A record 103 active bald eagle nests were recorded in Nebraska in 2012, surpassing the previous record of 90 set in 2011.

The first successful modern bald eagle nest in Nebraska was in 1991 in Douglas County.

“Even though we say the recovery of the bald eagle in the United States and Nebraska has been remarkable, it truly has been amazing,” said Joel Jorgensen, nongame bird program manager for the Nebraska Game and Parks Commission.

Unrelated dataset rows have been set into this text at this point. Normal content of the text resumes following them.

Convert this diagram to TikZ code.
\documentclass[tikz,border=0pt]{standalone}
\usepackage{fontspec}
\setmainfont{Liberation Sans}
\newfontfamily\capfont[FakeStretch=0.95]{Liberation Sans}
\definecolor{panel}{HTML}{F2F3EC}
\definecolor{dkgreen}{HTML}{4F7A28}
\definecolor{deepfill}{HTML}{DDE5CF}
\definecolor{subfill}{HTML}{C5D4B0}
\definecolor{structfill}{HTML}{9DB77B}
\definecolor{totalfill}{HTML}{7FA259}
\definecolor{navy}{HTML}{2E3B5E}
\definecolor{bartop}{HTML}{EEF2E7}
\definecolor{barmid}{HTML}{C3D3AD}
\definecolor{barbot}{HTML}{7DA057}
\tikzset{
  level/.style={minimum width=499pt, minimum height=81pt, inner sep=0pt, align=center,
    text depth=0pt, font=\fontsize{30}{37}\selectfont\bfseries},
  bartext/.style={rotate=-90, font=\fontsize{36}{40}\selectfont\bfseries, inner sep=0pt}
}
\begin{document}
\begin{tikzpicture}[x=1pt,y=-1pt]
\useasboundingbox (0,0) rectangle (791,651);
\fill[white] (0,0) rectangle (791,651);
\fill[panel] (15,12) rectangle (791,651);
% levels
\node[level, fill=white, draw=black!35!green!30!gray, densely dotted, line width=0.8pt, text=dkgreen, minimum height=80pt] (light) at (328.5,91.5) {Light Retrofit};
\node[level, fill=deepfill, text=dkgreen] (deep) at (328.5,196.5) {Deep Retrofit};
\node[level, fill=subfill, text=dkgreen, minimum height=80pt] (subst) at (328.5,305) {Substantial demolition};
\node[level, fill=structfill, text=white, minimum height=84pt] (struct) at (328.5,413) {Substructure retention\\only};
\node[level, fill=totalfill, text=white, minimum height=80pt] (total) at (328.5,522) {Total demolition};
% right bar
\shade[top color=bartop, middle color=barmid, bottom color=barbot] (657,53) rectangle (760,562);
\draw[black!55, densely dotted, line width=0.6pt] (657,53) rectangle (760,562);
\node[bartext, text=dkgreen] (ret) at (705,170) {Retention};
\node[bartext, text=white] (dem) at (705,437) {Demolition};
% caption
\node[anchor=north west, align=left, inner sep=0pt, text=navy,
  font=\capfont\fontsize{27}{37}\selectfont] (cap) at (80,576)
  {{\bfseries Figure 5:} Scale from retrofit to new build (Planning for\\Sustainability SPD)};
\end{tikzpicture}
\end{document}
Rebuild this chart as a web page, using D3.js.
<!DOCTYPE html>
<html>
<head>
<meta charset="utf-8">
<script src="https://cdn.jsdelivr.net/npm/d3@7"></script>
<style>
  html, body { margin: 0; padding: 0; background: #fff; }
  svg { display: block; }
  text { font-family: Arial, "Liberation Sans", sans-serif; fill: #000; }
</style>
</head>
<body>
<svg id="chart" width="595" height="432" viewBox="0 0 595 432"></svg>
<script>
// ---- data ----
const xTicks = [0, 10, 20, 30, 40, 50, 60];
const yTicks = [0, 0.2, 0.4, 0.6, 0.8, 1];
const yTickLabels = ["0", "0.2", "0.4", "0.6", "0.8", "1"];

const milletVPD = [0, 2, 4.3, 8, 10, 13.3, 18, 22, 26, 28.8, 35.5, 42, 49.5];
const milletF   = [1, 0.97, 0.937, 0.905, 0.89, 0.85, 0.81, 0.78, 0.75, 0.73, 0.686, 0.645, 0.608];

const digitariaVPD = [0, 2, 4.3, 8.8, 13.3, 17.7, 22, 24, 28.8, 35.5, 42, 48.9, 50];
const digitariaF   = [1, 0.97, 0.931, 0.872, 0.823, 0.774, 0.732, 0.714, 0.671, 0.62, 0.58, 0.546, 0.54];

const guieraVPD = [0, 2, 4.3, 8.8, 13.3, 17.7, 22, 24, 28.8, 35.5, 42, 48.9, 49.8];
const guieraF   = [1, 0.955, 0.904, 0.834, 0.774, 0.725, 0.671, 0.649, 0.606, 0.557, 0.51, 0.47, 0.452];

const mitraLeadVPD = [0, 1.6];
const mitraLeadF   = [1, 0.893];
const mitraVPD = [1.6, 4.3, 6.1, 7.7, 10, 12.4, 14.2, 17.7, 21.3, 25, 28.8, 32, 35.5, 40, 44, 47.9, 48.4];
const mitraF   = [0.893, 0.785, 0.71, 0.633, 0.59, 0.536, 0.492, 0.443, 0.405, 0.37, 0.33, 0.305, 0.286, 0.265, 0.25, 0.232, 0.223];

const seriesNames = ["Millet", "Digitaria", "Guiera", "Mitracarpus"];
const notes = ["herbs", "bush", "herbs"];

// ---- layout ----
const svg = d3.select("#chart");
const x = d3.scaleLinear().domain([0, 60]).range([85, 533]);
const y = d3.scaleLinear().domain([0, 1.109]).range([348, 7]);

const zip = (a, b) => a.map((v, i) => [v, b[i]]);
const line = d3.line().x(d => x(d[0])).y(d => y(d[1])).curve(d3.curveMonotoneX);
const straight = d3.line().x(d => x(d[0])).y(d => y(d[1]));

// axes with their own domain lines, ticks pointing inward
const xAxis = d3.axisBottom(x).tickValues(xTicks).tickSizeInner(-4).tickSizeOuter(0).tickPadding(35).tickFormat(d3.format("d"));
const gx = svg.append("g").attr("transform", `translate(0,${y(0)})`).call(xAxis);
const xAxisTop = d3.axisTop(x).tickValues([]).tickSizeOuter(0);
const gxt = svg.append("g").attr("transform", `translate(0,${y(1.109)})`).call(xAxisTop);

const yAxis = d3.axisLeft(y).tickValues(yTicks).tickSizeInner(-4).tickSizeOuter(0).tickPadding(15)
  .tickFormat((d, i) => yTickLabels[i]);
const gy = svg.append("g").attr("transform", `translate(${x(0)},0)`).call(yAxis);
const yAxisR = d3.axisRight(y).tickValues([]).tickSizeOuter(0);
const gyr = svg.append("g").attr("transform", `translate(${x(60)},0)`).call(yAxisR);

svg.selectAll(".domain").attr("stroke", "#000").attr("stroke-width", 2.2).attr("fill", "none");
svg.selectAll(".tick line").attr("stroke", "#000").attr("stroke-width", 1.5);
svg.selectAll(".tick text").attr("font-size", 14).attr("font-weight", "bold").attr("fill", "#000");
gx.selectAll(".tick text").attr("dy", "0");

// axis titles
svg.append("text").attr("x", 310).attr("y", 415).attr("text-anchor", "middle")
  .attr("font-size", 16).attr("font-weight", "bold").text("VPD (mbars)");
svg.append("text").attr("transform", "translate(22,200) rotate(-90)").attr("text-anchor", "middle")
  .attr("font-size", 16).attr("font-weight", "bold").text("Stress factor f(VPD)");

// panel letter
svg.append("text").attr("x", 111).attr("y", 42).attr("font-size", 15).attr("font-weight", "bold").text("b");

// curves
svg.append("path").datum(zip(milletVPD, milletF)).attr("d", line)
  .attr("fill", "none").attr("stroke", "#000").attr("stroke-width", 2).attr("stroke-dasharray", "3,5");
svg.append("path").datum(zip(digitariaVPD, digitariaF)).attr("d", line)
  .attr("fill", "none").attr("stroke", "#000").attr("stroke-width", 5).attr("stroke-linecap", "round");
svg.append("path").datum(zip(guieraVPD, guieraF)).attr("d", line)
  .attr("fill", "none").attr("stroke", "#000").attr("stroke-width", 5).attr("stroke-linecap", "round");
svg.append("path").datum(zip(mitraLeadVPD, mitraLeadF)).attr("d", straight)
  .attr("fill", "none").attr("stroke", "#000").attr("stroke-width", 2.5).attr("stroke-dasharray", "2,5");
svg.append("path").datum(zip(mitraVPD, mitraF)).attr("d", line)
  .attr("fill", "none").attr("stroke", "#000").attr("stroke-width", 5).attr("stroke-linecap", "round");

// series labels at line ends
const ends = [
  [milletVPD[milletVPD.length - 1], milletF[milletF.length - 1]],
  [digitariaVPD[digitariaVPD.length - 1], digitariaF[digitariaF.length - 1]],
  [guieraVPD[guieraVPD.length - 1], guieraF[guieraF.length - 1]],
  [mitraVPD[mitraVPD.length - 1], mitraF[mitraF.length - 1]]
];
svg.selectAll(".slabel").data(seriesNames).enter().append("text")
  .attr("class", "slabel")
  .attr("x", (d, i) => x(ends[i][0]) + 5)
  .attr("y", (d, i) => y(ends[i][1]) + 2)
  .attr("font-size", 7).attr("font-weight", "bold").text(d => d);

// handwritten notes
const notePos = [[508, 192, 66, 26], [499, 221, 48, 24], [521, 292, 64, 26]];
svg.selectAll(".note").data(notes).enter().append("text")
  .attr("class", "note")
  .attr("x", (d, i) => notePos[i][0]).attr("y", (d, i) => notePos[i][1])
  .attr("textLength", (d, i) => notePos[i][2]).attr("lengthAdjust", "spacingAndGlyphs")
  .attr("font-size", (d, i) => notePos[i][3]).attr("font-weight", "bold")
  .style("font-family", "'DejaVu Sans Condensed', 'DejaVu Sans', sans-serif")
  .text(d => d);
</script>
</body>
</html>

While bald eagles have been increasing as a breeding species in Nebraska since 1991, the jump in numbers that has been observed the last two years has been partially due to additional survey effort. “After a couple of years of less intense focus, in 2011 and 2012 we spent a few days surveying areas that had not been checked for a few years,” Jorgensen said. “It did not come as a surprise to us that those areas where harboring additional nests.”

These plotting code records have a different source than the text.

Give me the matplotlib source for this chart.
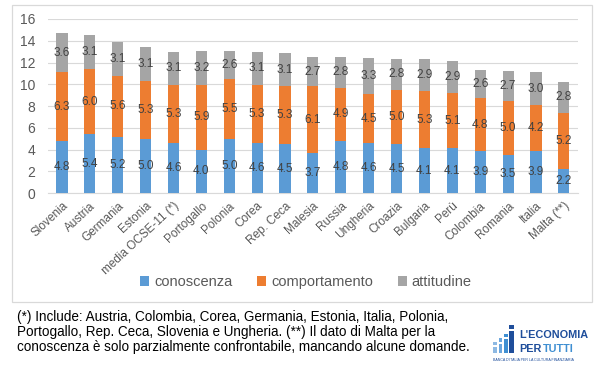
import matplotlib
matplotlib.use("Agg")
import matplotlib.pyplot as plt
from matplotlib.patches import Rectangle
import numpy as np

plt.rcParams['font.family'] = ['Liberation Sans', 'DejaVu Sans']

countries = ["Slovenia", "Austria", "Germania", "Estonia", "media OCSE-11 (*)",
             "Portogallo", "Polonia", "Corea", "Rep. Ceca", "Malesia", "Russia",
             "Ungheria", "Croazia", "Bulgaria", "Perù", "Colombia", "Romania",
             "Italia", "Malta (**)"]
conoscenza = [4.8, 5.4, 5.2, 5.0, 4.6, 4.0, 5.0, 4.6, 4.5, 3.7, 4.8, 4.6, 4.5, 4.1, 4.1, 3.9, 3.5, 3.9, 2.2]
comportamento = [6.3, 6.0, 5.6, 5.3, 5.3, 5.9, 5.5, 5.3, 5.3, 6.1, 4.9, 4.5, 5.0, 5.3, 5.1, 4.8, 5.0, 4.2, 5.2]
attitudine = [3.6, 3.1, 3.1, 3.1, 3.1, 3.2, 2.6, 3.1, 3.1, 2.7, 2.8, 3.3, 2.8, 2.9, 2.9, 2.6, 2.7, 3.0, 2.8]
series_names = ["conoscenza", "comportamento", "attitudine"]
colors = ["#5B9BD5", "#ED7D31", "#A5A5A5"]
yticks = [0, 2, 4, 6, 8, 10, 12, 14, 16]

footnote = ("(*) Include: Austria, Colombia, Corea, Germania, Estonia, Italia, Polonia,\n"
            "Portogallo, Rep. Ceca, Slovenia e Ungheria. (**) Il dato di Malta per la\n"
            "conoscenza è solo parzialmente confrontabile, mancando alcune domande.")

fig = plt.figure(figsize=(6.0, 3.65), dpi=100)
fig.patch.set_facecolor("white")

# chart area border
fig.patches.append(Rectangle((0.02, 0.173), 0.967, 0.813, transform=fig.transFigure,
                             fill=False, edgecolor="#D9D9D9", linewidth=0.9))

ax = fig.add_axes([0.08, 0.471, 0.883, 0.477])
x = np.arange(len(countries))
bottom = np.zeros(len(countries))
for vals, name, col in zip([conoscenza, comportamento, attitudine], series_names, colors):
    v = np.array(vals)
    bars = ax.bar(x, v, width=0.4, bottom=bottom, color=col, label=name, zorder=3)
    ax.bar_label(bars, labels=[f"{a:.1f}" for a in v], label_type="center",
                 fontsize=8.5, color="#404040", zorder=4)
    bottom += v

ax.set_xlim(-0.5, len(countries) - 0.5)
ax.set_ylim(0, 16)
ax.set_yticks(yticks)
ax.tick_params(axis="y", length=0, labelsize=10, labelcolor="#595959", pad=9)
ax.set_xticks(x)
ax.set_xticklabels(countries, rotation=43, ha="right", rotation_mode="anchor",
                   fontsize=8.5, color="#595959")
ax.tick_params(axis="x", length=0, pad=5)
ax.grid(axis="y", color="#D9D9D9", linewidth=0.8, zorder=0)
for s in ["top", "right", "left"]:
    ax.spines[s].set_visible(False)
ax.spines["bottom"].set_color("#D9D9D9")

leg = fig.legend(loc="center", bbox_to_anchor=(0.51, 0.227), ncol=3, frameon=False,
                 fontsize=10.5, handlelength=0.6, handleheight=0.6, columnspacing=1.7,
                 handletextpad=0.35)
for t in leg.get_texts():
    t.set_color("#595959")

fig.text(0.028, 0.03, footnote, fontsize=9.75, color="black", ha="left", va="bottom",
         linespacing=1.08)

# logo
logo_blue = "#1F4E9B"
logo_light = "#3F8FD2"
fig.text(0.866, 0.068, "L'ECONOMIA", fontsize=7.8, color=logo_blue, fontweight="bold",
         ha="left", va="bottom")
fig.text(0.866, 0.03, "PER", fontsize=7.8, color=logo_blue, fontweight="bold",
         ha="left", va="bottom")
fig.text(0.905, 0.03, "TUTTI", fontsize=7.8, color=logo_light, fontweight="bold",
         ha="left", va="bottom")
fig.text(0.822, 0.008, "BANCA D'ITALIA PER LA CULTURA FINANZIARIA", fontsize=2.6,
         color=logo_blue, ha="left", va="bottom")
logo_bars = [(0.822, 0.032, 0.006, 0.016, "#8DB9E3"),
             (0.831, 0.032, 0.006, 0.026, "#6AA6DE"),
             (0.840, 0.032, 0.006, 0.038, "#3F8FD2"),
             (0.849, 0.032, 0.007, 0.062, logo_blue)]
for bx, by, bw, bh, bc in logo_bars:
    fig.patches.append(Rectangle((bx, by), bw, bh, transform=fig.transFigure,
                                 facecolor=bc, edgecolor="none"))
    fig.patches.append(Rectangle((bx, by + bh + 0.006), bw, 0.01, transform=fig.transFigure,
                                 facecolor=bc, edgecolor="none"))

fig.savefig("out.png", dpi=100, facecolor="white")
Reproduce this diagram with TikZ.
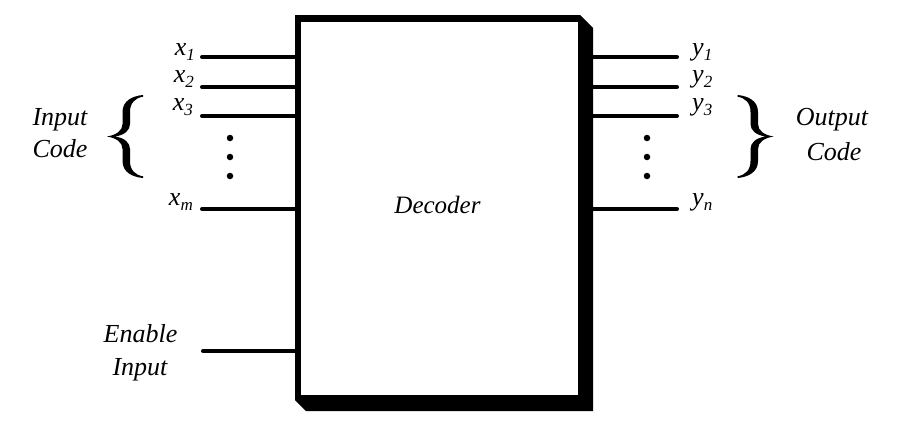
\documentclass[tikz,border=0pt]{standalone}
\usepackage{fontspec}
\setmainfont{Liberation Serif}
\newcommand\siglab[2]{\textit{#1}\raisebox{-5pt}{\fontsize{17}{17}\selectfont\textit{#2}}}
\tikzset{
  wire/.style={line width=4pt, line cap=round},
  dotnode/.style={circle, fill=black, inner sep=0pt, minimum size=6.5pt},
  siglabel/.style={inner sep=0pt, font=\fontsize{26}{26}\selectfont},
  biglabel/.style={inner sep=0pt, anchor=base, font=\fontsize{26}{26}\selectfont\itshape},
  curlybrace/.pic={
    \fill (18,-41.5) .. controls (7,-40.5) and (-2.5,-35.5) .. (-2.5,-24.5) -- (-2.5,-12.5)
      .. controls (-2.5,-5.5) and (-9,-1.5) .. (-18,0)
      .. controls (-9,1.5) and (-2.5,5.5) .. (-2.5,12.5) -- (-2.5,24.5)
      .. controls (-2.5,35.5) and (7,40.5) .. (18,41.5) -- (18,39.8)
      .. controls (10,38.5) and (5,33.5) .. (5,24.5) -- (5,12.5)
      .. controls (5,6.5) and (0,1.5) .. (-10,0)
      .. controls (0,-1.5) and (5,-6.5) .. (5,-12.5) -- (5,-24.5)
      .. controls (5,-33.5) and (10,-38.5) .. (18,-39.8) -- cycle;
  },
}
\begin{document}
\begin{tikzpicture}[x=1pt,y=-1pt]
\useasboundingbox (0,0) rectangle (917,434);
% box with shadow
\fill[black] (295,15) -- (580,15) -- (593,28) -- (593,411) -- (306,411) -- (295,400) -- cycle;
\node[inner sep=0pt, minimum width=277pt, minimum height=373pt] (box) at (439.5,208.5) {};
% input wires
\coordinate (i1) at (202,57);
\coordinate (i2) at (202,87);
\coordinate (i3) at (202,116);
\coordinate (im) at (202,209);
\coordinate (ie) at (203,351);
\foreach \c in {i1,i2,i3,im,ie} \draw[wire] (\c) -- (\c -| box.west);
% output wires
\coordinate (o1) at (677,57);
\coordinate (o2) at (677,87);
\coordinate (o3) at (677,116);
\coordinate (on) at (677,209);
\foreach \c in {o1,o2,o3,on} \draw[wire] (\c -| box.east) -- (\c);
\fill[white] (box.south west) rectangle (box.north east);
\node[anchor=base, inner sep=0pt, font=\fontsize{25}{25}\selectfont\itshape] (dec) at (437.5,213) {Decoder};
% input labels
\node[siglabel, anchor=base east] (lx1) at (195,55) {\siglab{x}{1}};
\node[siglabel, anchor=base east] (lx2) at (194,82) {\siglab{x}{2}};
\node[siglabel, anchor=base east] (lx3) at (193,110) {\siglab{x}{3}};
\node[siglabel, anchor=base east] (lxm) at (193,205) {\siglab{x}{m}};
% output labels
\node[siglabel, anchor=base west] (ly1) at (692,55) {\siglab{y}{1}};
\node[siglabel, anchor=base west] (ly2) at (692,82) {\siglab{y}{2}};
\node[siglabel, anchor=base west] (ly3) at (692,110) {\siglab{y}{3}};
\node[siglabel, anchor=base west] (lyn) at (692,205) {\siglab{y}{n}};
% dots
\node[dotnode] (ld1) at (230,138) {};
\node[dotnode] (ld2) at (230,157) {};
\node[dotnode] (ld3) at (230,176) {};
\node[dotnode] (rd1) at (647,138) {};
\node[dotnode] (rd2) at (647,157) {};
\node[dotnode] (rd3) at (647,176) {};
% braces
\pic at (125,136.5) {curlybrace};
\pic[xscale=-1] at (755.5,136.5) {curlybrace};
% group labels
\node[biglabel] (incode1) at (60,125) {Input};
\node[biglabel] (incode2) at (60,157) {Code};
\node[biglabel] (outcode1) at (832,125) {Output};
\node[biglabel] (outcode2) at (834,160) {Code};
\node[biglabel] (en1) at (140.5,342) {Enable};
\node[biglabel] (en2) at (140,375) {Input};
\end{tikzpicture}
\end{document}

Bald eagles nested historically in Nebraska but were extirpated around 1900. The number of early nests is few and it is possible that bald eagles are more common now than before settlement by European Americans. Most bald eagle nests are concentrated along Nebraska’s major rivers.

The recovery of the bald eagle is considered a modern conservation success story. The bald eagle was listed as a federally and state endangered species in 1978. Populations declined greatly throughout the 20th century primarily due to the use of DDT and similar chemical pesticides. In 1963, there were fewer than 500 breeding pairs in the lower 48 states. After the banning of DDT and many years of intense management efforts, the bald eagle was removed from the federal and state lists of threatened and endangered species.

Bald eagle nest monitoring is conducted and coordinated by Game and Parks but also relies on cooperating agencies and trained volunteers to collect data. Partners include National Park Service, U.S. Fish and Wildlife Service, U.S. Army Corps of Engineers, Platte River Recovery Implementation Program, Nebraska Public Power District and students from Concordia University.

“We thank all of the individuals who conducted surveys or provided information during the 2012 breeding season,” Jorgensen said.